● GIVEN TASK:
Retype word for word the first line of the listing and each line after it up to the line with "(0,0) rectangle (1162,793);", with the pictures taken out.

_ _ _ _ _

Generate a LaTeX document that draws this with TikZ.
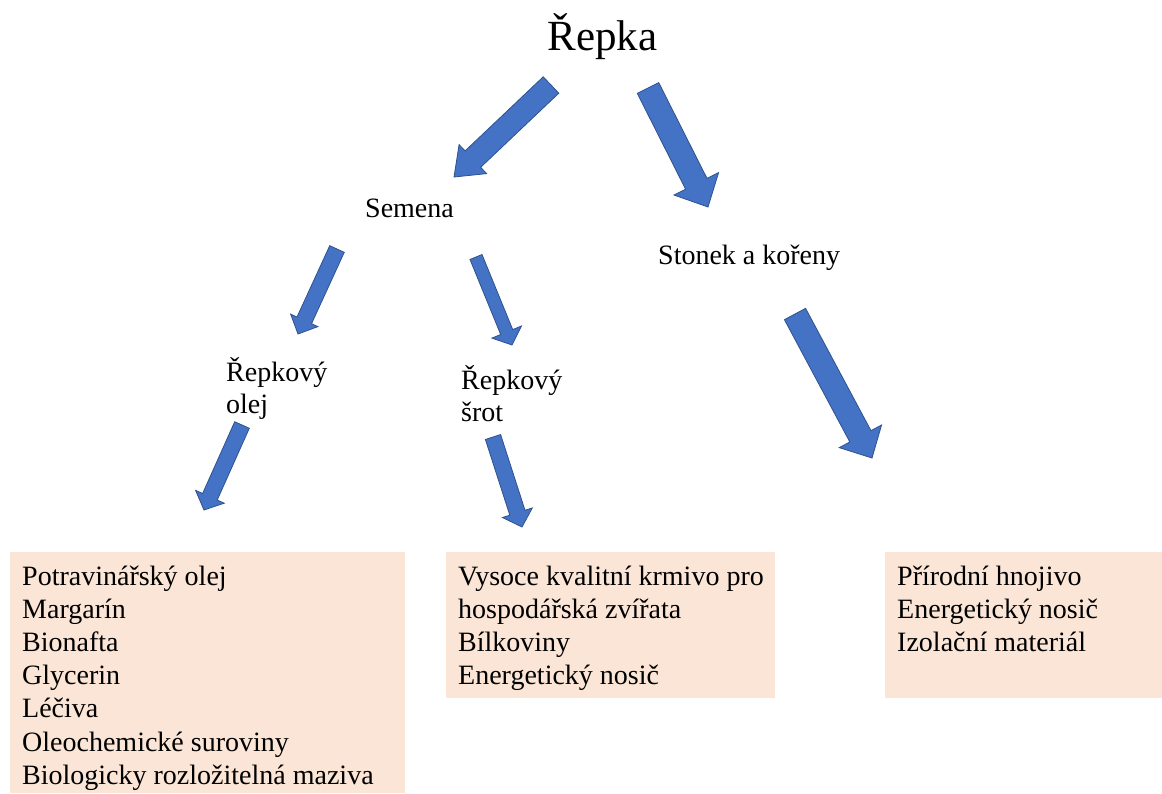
\documentclass[tikz,border=0pt]{standalone}
\usepackage{fontspec}
\setmainfont{Liberation Serif}
\newfontfamily\timesfont{Liberation Serif}
\usetikzlibrary{calc}

\definecolor{arrowblue}{HTML}{4472C4}
\definecolor{arrowedge}{HTML}{2F528F}
\definecolor{boxpeach}{HTML}{FBE5D6}

% block arrow: tail #1, tip #2, half shaft #3, half head #4, head length #5
\newcommand{\blockarrow}[5]{%
  \coordinate (neck) at ($(#2)!#5!(#1)$);
  \filldraw[arrowfill] ($(#1)!#3!90:(#2)$) -- ($(neck)!#3!90:(#2)$) -- ($(neck)!#4!90:(#2)$) -- (#2)
    -- ($(neck)!#4!-90:(#2)$) -- ($(neck)!#3!-90:(#2)$) -- ($(#1)!#3!-90:(#2)$) -- cycle;}

\begin{document}
\begin{tikzpicture}[x=1pt, y=-1pt,
    arrowfill/.style={fill=arrowblue, draw=arrowedge, line width=0.8pt, line join=miter},
    tag/.style={inner sep=0pt, anchor=base west, font=\timesfont\fontsize{28}{32}\selectfont},
    listbox/.style={fill=boxpeach, inner sep=0pt, anchor=north west},
    listtext/.style={inner sep=0pt, anchor=base west, font=\timesfont\fontsize{28}{33.2}\selectfont}]
    \useasboundingbox (0,0) rectangle (1162,793);

    % Labels
    \node[inner sep=0pt, anchor=base, font=\timesfont\fontsize{43}{50}\selectfont] (repka) at (602.5,50) {Řepka};
    \node[tag] (semena) at (365,217) {Semena};
    \node[tag] (stonek) at (658,264) {Stonek a kořeny};
    \node[tag] (olej) at (226,381) {\parbox[t]{130pt}{Řepkový\\olej}};
    \node[tag] (srot) at (461,389) {\parbox[t]{130pt}{Řepkový\\šrot}};

    % Boxes
    \node[listbox, minimum width=395, minimum height=241] (olejbox) at (10,552) {};
    \node[listbox, minimum width=329, minimum height=146] (srotbox) at (446,552) {};
    \node[listbox, minimum width=277, minimum height=146] (stonekbox) at (885,552) {};
    \node[listtext] (olejlist) at (22,585) {\parbox[t]{380pt}{Potravinářský olej\\Margarín\\Bionafta\\Glycerin\\Léčiva\\Oleochemické suroviny\\Biologicky rozložitelná maziva}};
    \node[listtext] (srotlist) at (458,585) {\parbox[t]{315pt}{Vysoce kvalitní krmivo pro\\hospodářská zvířata\\Bílkoviny\\Energetický nosič}};
    \node[listtext] (stoneklist) at (897,585) {\parbox[t]{260pt}{Přírodní hnojivo\\Energetický nosič\\Izolační materiál}};

    % Arrow ends
    \coordinate (semena-t) at (551,85);   \coordinate (semena-h) at (454,177);
    \coordinate (stonek-t) at (648,88);   \coordinate (stonek-h) at (708,207);
    \coordinate (olej-t) at (337,249);    \coordinate (olej-h) at (298,334);
    \coordinate (srot-t) at (476,257);    \coordinate (srot-h) at (512,345);
    \coordinate (olejbox-t) at (242,425); \coordinate (olejbox-h) at (204,510);
    \coordinate (srotbox-t) at (493,437); \coordinate (srotbox-h) at (522,527);
    \coordinate (stonekbox-t) at (795,314); \coordinate (stonekbox-h) at (872,458);

    % Arrows
    \blockarrow{semena-t}{semena-h}{11.3pt}{20pt}{26pt}
    \blockarrow{stonek-t}{stonek-h}{12pt}{25pt}{26pt}
    \blockarrow{olej-t}{olej-h}{8pt}{15pt}{15pt}
    \blockarrow{srot-t}{srot-h}{6.5pt}{16pt}{14pt}
    \blockarrow{olejbox-t}{olejbox-h}{8pt}{15.7pt}{14.5pt}
    \blockarrow{srotbox-t}{srotbox-h}{8pt}{15.7pt}{15pt}
    \blockarrow{stonekbox-t}{stonekbox-h}{12pt}{24pt}{24.6pt}
\end{tikzpicture}
\end{document}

_ _ _ _ _

● RESULT FOR THIS EXERCISE:
Generate a LaTeX document that draws this with TikZ.
\documentclass[tikz,border=0pt]{standalone}
\usepackage{fontspec}
\setmainfont{Liberation Serif}
\newfontfamily\timesfont{Liberation Serif}
\usetikzlibrary{calc}

\definecolor{arrowblue}{HTML}{4472C4}
\definecolor{arrowedge}{HTML}{2F528F}
\definecolor{boxpeach}{HTML}{FBE5D6}

% block arrow: tail #1, tip #2, half shaft #3, half head #4, head length #5
\newcommand{\blockarrow}[5]{%
  \coordinate (neck) at ($(#2)!#5!(#1)$);
  \filldraw[arrowfill] ($(#1)!#3!90:(#2)$) -- ($(neck)!#3!90:(#2)$) -- ($(neck)!#4!90:(#2)$) -- (#2)
    -- ($(neck)!#4!-90:(#2)$) -- ($(neck)!#3!-90:(#2)$) -- ($(#1)!#3!-90:(#2)$) -- cycle;}

\begin{document}
\begin{tikzpicture}[x=1pt, y=-1pt,
    arrowfill/.style={fill=arrowblue, draw=arrowedge, line width=0.8pt, line join=miter},
    tag/.style={inner sep=0pt, anchor=base west, font=\timesfont\fontsize{28}{32}\selectfont},
    listbox/.style={fill=boxpeach, inner sep=0pt, anchor=north west},
    listtext/.style={inner sep=0pt, anchor=base west, font=\timesfont\fontsize{28}{33.2}\selectfont}]
    \useasboundingbox (0,0) rectangle (1162,793);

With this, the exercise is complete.